Tailgate Alaska Day 6 - Flat light city

I woke up on day six of Tailgate Alaska freezing my butt off. Apparently the heat in the RV stopped working again so getting out of my sleeping bag was a tedious affair. On the plus side, the sky was looking only slightly overcast, similar to the morning conditions on Tuesday. I was hoping the sun would burn away some of the clouds and we would get to go up. The ABA guides seemed positive about it so the decision was made to fly on day six.

I was teamed up with the swiss crew this time since Ian's heli time was done and it was easier to get four per ship this way, which is more economical from a fuel perspective. The crew consisted of Guillaume, Guillaume, and Jerome – remembering names wasn't going to be too hard – and our guide was Paul, an ABA partner, full time patroller in Tahoe (when not guiding in Valdez), and an ABA guide for nine years.

Guillaume, Guillaume, and Jerome with proper glacier spacing.
Glacier spacing and line of sight are important in flat light.

We had our first drop off on Bloodstain where I had seen the natural slide on Tuesday.

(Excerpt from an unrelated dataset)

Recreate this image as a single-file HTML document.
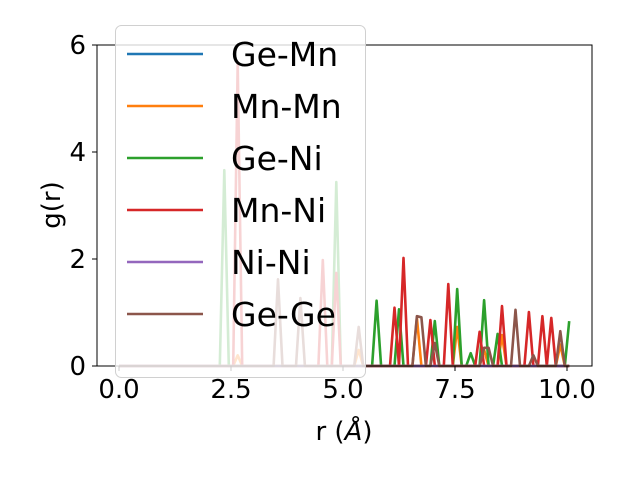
<!DOCTYPE html>
<html><head><meta charset="utf-8"><style>
body{margin:0;background:#fff;}
svg{display:block;font-family:"DejaVu Sans","Liberation Sans",sans-serif;}
</style></head><body>
<svg id="chart" width="640" height="480" viewBox="0 0 640 480">
<g id="plot"></g>
<rect x="97" y="45" width="495" height="321" fill="none" stroke="#000" stroke-width="1"/>
<g id="ticks"></g>
<text x="344" y="440" font-size="26" text-anchor="middle">r (<tspan font-style="italic">Å</tspan>)</text>
<text transform="translate(60,205) rotate(-90)" font-size="26" text-anchor="middle">g(r)</text>
<g id="legend"></g>
</svg>
<script>
const seriesNames = ["Ge-Mn","Mn-Mn","Ge-Ni","Mn-Ni","Ni-Ni","Ge-Ge"];
const seriesColors = ["#1f77b4","#ff7f0e","#2ca02c","#d62728","#9467bd","#8c564b"];
const geMnR = [], geMnV = [];
const mnMnR = [2.65, 5.35, 6.65, 7.55, 8.15, 8.55, 9.85];
const mnMnV = [0.2, 0.3, 0.9, 0.73, 0.3, 0.58, 0.4];
const geNiR = [2.35, 4.85, 5.75, 6.25, 7.05, 7.55, 7.85, 8.15, 8.45, 10.05];
const geNiV = [3.66, 3.44, 1.22, 1.06, 0.84, 1.44, 0.24, 1.23, 0.6, 0.84];
const mnNiR = [2.65, 4.55, 4.85, 6.15, 6.35, 6.95, 7.35, 8.05, 8.55, 9.15, 9.45, 9.65];
const mnNiV = [5.66, 1.98, 1.74, 1.09, 2.02, 0.86, 1.53, 0.64, 1.12, 1.01, 0.93, 0.9];
const niNiR = [], niNiV = [];
const geGeR = [3.55, 4.05, 5.35, 6.65, 6.75, 7.05, 8.15, 8.25, 8.85, 9.25, 9.85];
const geGeV = [1.62, 1.27, 0.73, 0.93, 0.91, 0.43, 0.34, 0.34, 1.05, 0.2, 0.65];
const xTicks = [0, 2.5, 5, 7.5, 10];
const xTickLabels = ["0.0","2.5","5.0","7.5","10.0"];
const yTicks = [0, 2, 4, 6];
const yTickLabels = ["0","2","4","6"];
const rMin = 0, rMax = 10.05;

const X = r => 119 + r * 44.8;
const Y = v => 366 - v * 53.5;
const NS = "http://www.w3.org/2000/svg";
const plot = document.getElementById("plot");
const allR = [geMnR, mnMnR, geNiR, mnNiR, niNiR, geGeR];
const allV = [geMnV, mnMnV, geNiV, mnNiV, niNiV, geGeV];

function buildPoints(rs, vs) {
  const pts = [[rMin, 0]];
  rs.forEach((r, i) => {
    pts.push([r - 0.1, 0]);
    pts.push([r, vs[i]]);
    if (r + 0.1 <= rMax + 1e-6) pts.push([r + 0.1, 0]);
  });
  const out = [];
  pts.sort((a, b) => a[0] - b[0]).forEach(p => {
    const l = out[out.length - 1];
    if (l && Math.abs(l[0] - p[0]) < 1e-6) { if (p[1] > l[1]) l[1] = p[1]; }
    else out.push(p.slice());
  });
  if (out[out.length - 1][0] < rMax - 1e-6) out.push([rMax, 0]);
  return out;
}

allR.forEach((rs, s) => {
  const pts = buildPoints(rs, allV[s]);
  const pl = document.createElementNS(NS, "polyline");
  pl.setAttribute("points", pts.map(p => X(p[0]).toFixed(1) + "," + Y(p[1]).toFixed(1)).join(" "));
  pl.setAttribute("fill", "none");
  pl.setAttribute("stroke", seriesColors[s]);
  pl.setAttribute("stroke-width", "2.6");
  pl.setAttribute("stroke-linejoin", "round");
  
  
  plot.appendChild(pl);
});

const ticks = document.getElementById("ticks");
xTicks.forEach((t, i) => {
  const l = document.createElementNS(NS, "line");
  l.setAttribute("x1", X(t)); l.setAttribute("x2", X(t));
  l.setAttribute("y1", 366); l.setAttribute("y2", 371);
  l.setAttribute("stroke", "#000");
  
  
  ticks.appendChild(l);
  const tx = document.createElementNS(NS, "text");
  tx.setAttribute("x", X(t)); tx.setAttribute("y", 398);
  tx.setAttribute("font-size", "26"); tx.setAttribute("text-anchor", "middle");
  tx.textContent = xTickLabels[i];
  
  
  ticks.appendChild(tx);
});
yTicks.forEach((t, i) => {
  const l = document.createElementNS(NS, "line");
  l.setAttribute("x1", 92); l.setAttribute("x2", 97);
  l.setAttribute("y1", Y(t)); l.setAttribute("y2", Y(t));
  l.setAttribute("stroke", "#000");
  
  
  ticks.appendChild(l);
  const tx = document.createElementNS(NS, "text");
  tx.setAttribute("x", 86); tx.setAttribute("y", Y(t) + 9);
  tx.setAttribute("font-size", "26"); tx.setAttribute("text-anchor", "end");
  tx.textContent = yTickLabels[i];
  
  
  ticks.appendChild(tx);
});

const lg = document.getElementById("legend");
const box = document.createElementNS(NS, "rect");
box.setAttribute("x", 115.5); box.setAttribute("y", 25.5);
box.setAttribute("width", 250); box.setAttribute("height", 352);
box.setAttribute("rx", 6);
box.setAttribute("fill", "rgba(255,255,255,0.8)");
box.setAttribute("stroke", "#d0d0d0");


lg.appendChild(box);
seriesNames.forEach((n, i) => {
  const y = 54 + i * 52;
  const l = document.createElementNS(NS, "line");
  l.setAttribute("x1", 127); l.setAttribute("x2", 203);
  l.setAttribute("y1", y); l.setAttribute("y2", y);
  l.setAttribute("stroke", seriesColors[i]); l.setAttribute("stroke-width", "2.6");
  
  
  lg.appendChild(l);
  const t = document.createElementNS(NS, "text");
  t.setAttribute("x", 231); t.setAttribute("y", y + 12);
  t.setAttribute("font-size", "33");
  t.textContent = n;
  
  
  lg.appendChild(t);
});
</script>
</body></html>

Paul wanted to see if we could ride the bowl on the north aspect, but the high winds from the day before and cold temperatures overnight made the conditions rather unstable (wind slab over softer snow) so we decided to stick to the ridge which was also heavily wind scoured. Riding a wind scoured surface is a heck of a lot less fun than riding pow, however, so no one was really stoked on it. We did get a few pow turns, but since we were on an east facing aspect, that pow turned into a nasty sun crust; something we would want to avoid for the rest of the day.

In order to avoid the sun crusts, we would have to stick to northern aspects. However, northern aspects are in the shade in the morning so the light would be awfully flat. This proved to be a problem as it took us nearly an hour to get down from the Cold Smoke drop off point; our second drop. It was like reading the terrain by brail the whole way down. We had to maintain line of sight with the party members in order to not deviate from the course and get lost, or unknowingly lose someone in a crevasse. We did one more run in these conditions before Glen, the heli pilot, notified us that the light was getting flatter and there was no sign that it would be clearing up. So Paul decided to pull the plug after a half day.

Day six ended with a BBQ, bonfire, and my first sighting of the Aurora Borealis since I arrived in Alaska (it was green). A bonfire at Tailgate Alaska is almost like the water cooler at the office; It's where deep philosophical subjects such as how Alaska has the ability to separate the core riders from the a**holes (ahem Grenade), and also how there are probably many guys out there washing dishes who are better riders than Travis Rice. Activities such as this make Tailgate Alaska all the more worth while. Plus even though the snow and light conditions were less than stellar, I wouldn't consider the day to be a loss as it allowed me to think about, and apply, many of the safe travel techniques that I've learned in my various avalanche courses; something that will be very useful for future backcountry excursions.